Con unas actrices que dan hondura y verdad al relato -esa madre de mirada prodigiosa que encarna Patricia López Arnáiz, o las rotundas y auténticas Ane Gabarain e Itziar Lazkano- , y sobre todo gracias a la prodigiosa interpretación de Sofía Otero, justamente reconocida en Berlín, la película nos permite poner en marcha eso que la historiadora Lynn Hunt llama "empatía imaginada". Es decir, la capacidad del cine para ponernos en la piel de otro -en este caso, en la de Aitor/Cocó/Lucía- y, en esa especie de ritual laico, entender sus furias y sus silencios, sus ansias y sus cárceles.

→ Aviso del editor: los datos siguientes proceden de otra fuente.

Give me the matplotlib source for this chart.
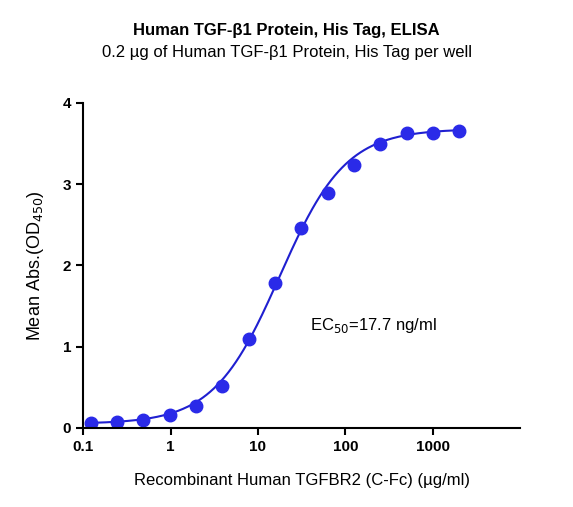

Nada mejor que ver una película como 20.000 especies de abejas para ir aprendiendo, aunque nos cueste, que los esquemas no son tan fáciles como nos los pintaron, que estamos en un momento histórico en que al fin vemos como se tambalean los binarios, que dar el paso de reclamar un nombre propio y una identificación elegida es solo el primero para que estallen los paradigmas que todavía hoy se empeñan en decirnos que hay cuerpos equivocados. Un relato que, además, debería servirnos para entender de una vez por todas que es humillante convertir los debates en un pulso de esos que tanto me recuerdan a los duelos de caballeros. Que cuando hay cuerpos y vidas de por medio deberíamos, como mínimo, pensar despacio y escuchar. Que estamos ante una realidad no nueva, pero sí recientemente alumbrada, que es tan diversa y plural como los sabores que hallamos en la miel que requiere tanto trabajo compartido. Que no estamos sino planteando el reto de construir los sujetos fuera de los moldes, de los trazos gruesos de quien dicta la ley, de las opciones siempre limitadas de quien pretende convertir lo biológico en un corsé que intenta sujetar, sin éxito, la frondosidad de las emociones, del cuerpo y de la imaginación. Para Aitor, el protagonista de la película, es tremendamente importante poder ser llamado y reconocido como Lucía, la santa que le descubre su abuela. Escuchar, atender y cuidar esa realidad es responsabilidad de cualquiera que se diga demócrata y amoroso. En un mundo en el que al fin empieza a desestabilizarse, no sin vértigos, el suelo que durante siglos pensamos inamovible. Camino a, ojalá, un espacio y un tiempo en el que libres al fin, andróginos y sin casillas de salida ni de llegada, podamos llamarnos, reconocernos y habitarnos cada cual en su hermosa singularidad.